Donc, ton oeil a glissé subrepticement (tu fais bien des choses ainsi ces temps-ci) vers le titre du livre et un neurotransmetteur a dit à ta bouche qu'elle pouvait sourire. Tu as oublié le titre exact et tu ne t'en veux pas du tout, mais tes souvenirs te laissent croire que c'était Sois authentique, ou Soyez vous-même, ou quelque autre titre du même acabit. Probablement le très attendu deuxième tome de Sois vraie.

Alors, à ce moment, tu t'es tourné (tu es devant car tu avances toujours un peu vite dans ces sections) vers ta copine et tu as dit: «Sois toi-même? Quelle hypocrisie: ses cheveux sont teints!».

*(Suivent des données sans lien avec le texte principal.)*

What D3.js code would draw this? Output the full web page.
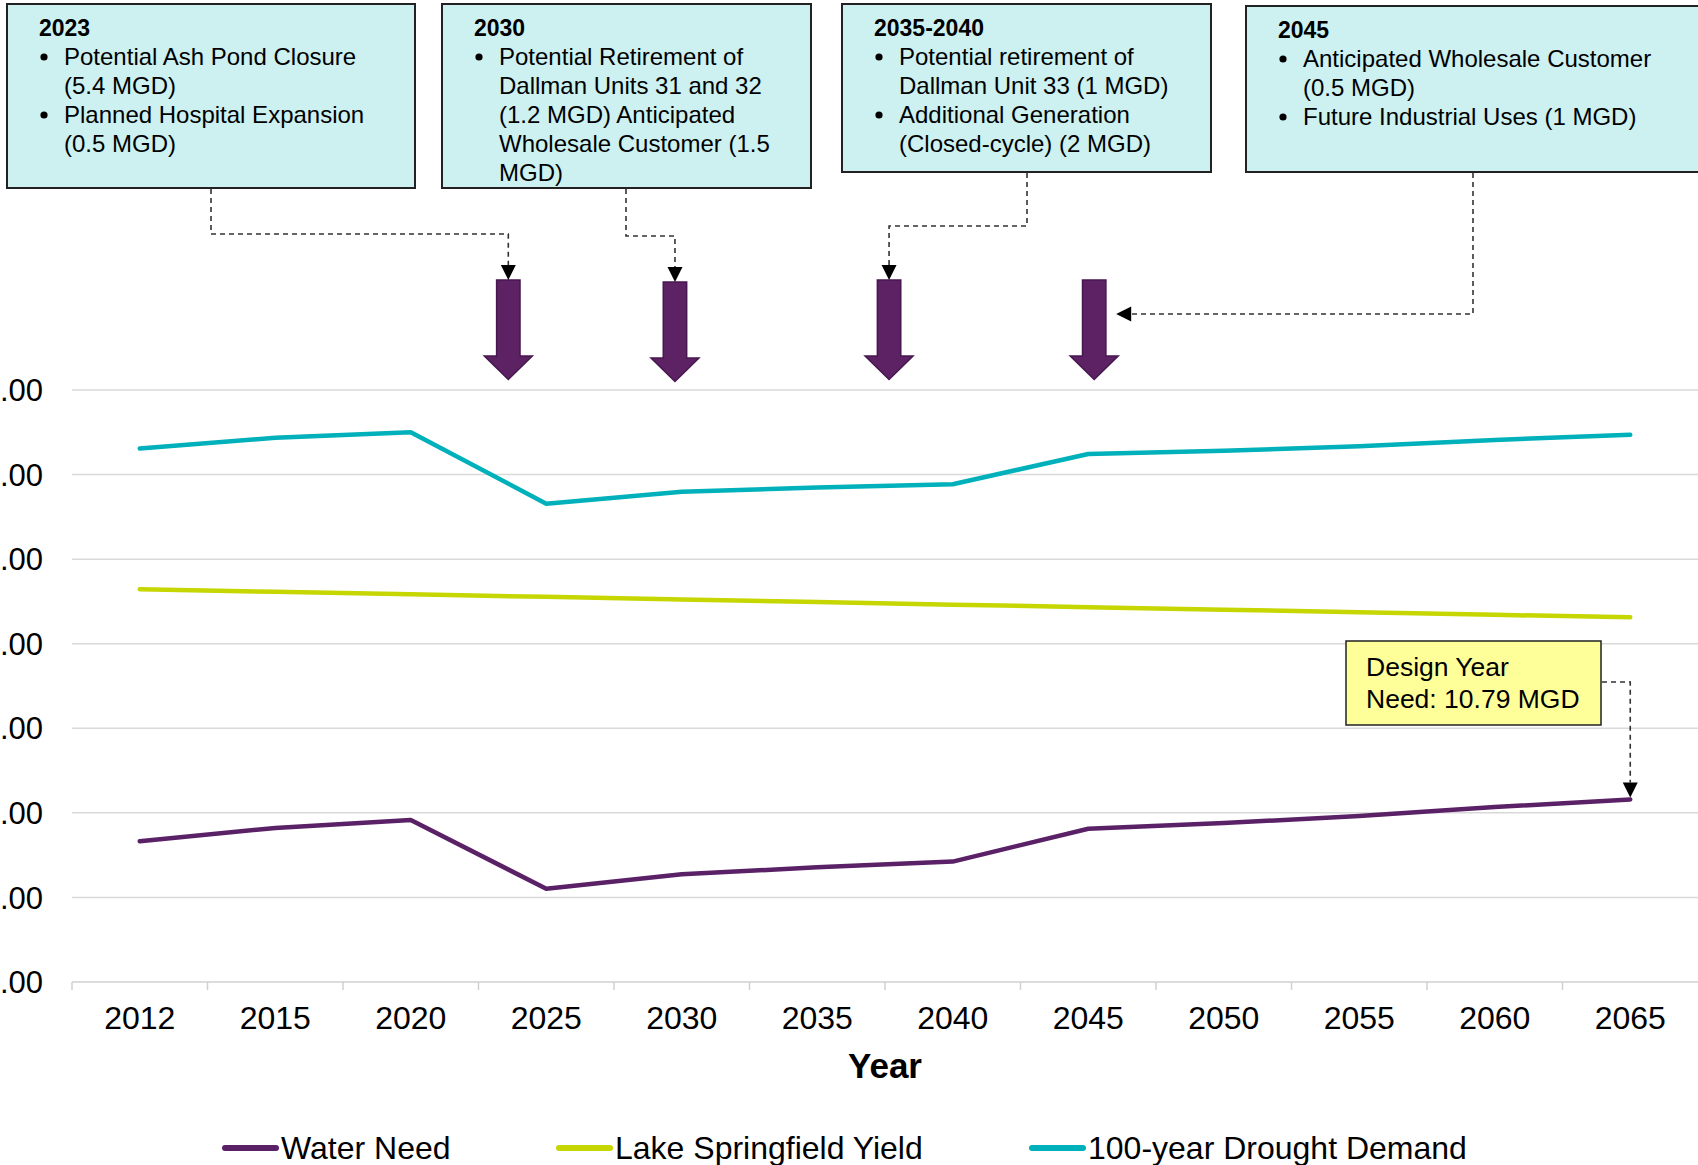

Heureusement, bien qu'il y ait eu un peu de monde autour (c'était samedi), tu n'as pas reçu de coups de sacoches. Ça t'a rendu heureux.

19 novembre 2006

La marquise et le vicomte

Un jour, comme ça, il y a une fille qui te parle des Liaisons dangereuses. Tu sais que c’est de Laclos, que c’est un classique du roman épistolaire, alors tu te félicites de ta mémoire; tu n’as pas l’air trop con, ce qui est toujours ça de pris. Par contre, non, tu ne l’as pas lu. Oh, tu connais un peu le propos, mais rien pour en discourir et bien t’en sortir. Tu en es conscient, tu te sentirais un peu comme Rona Ambrose qui parlerait d’environnement…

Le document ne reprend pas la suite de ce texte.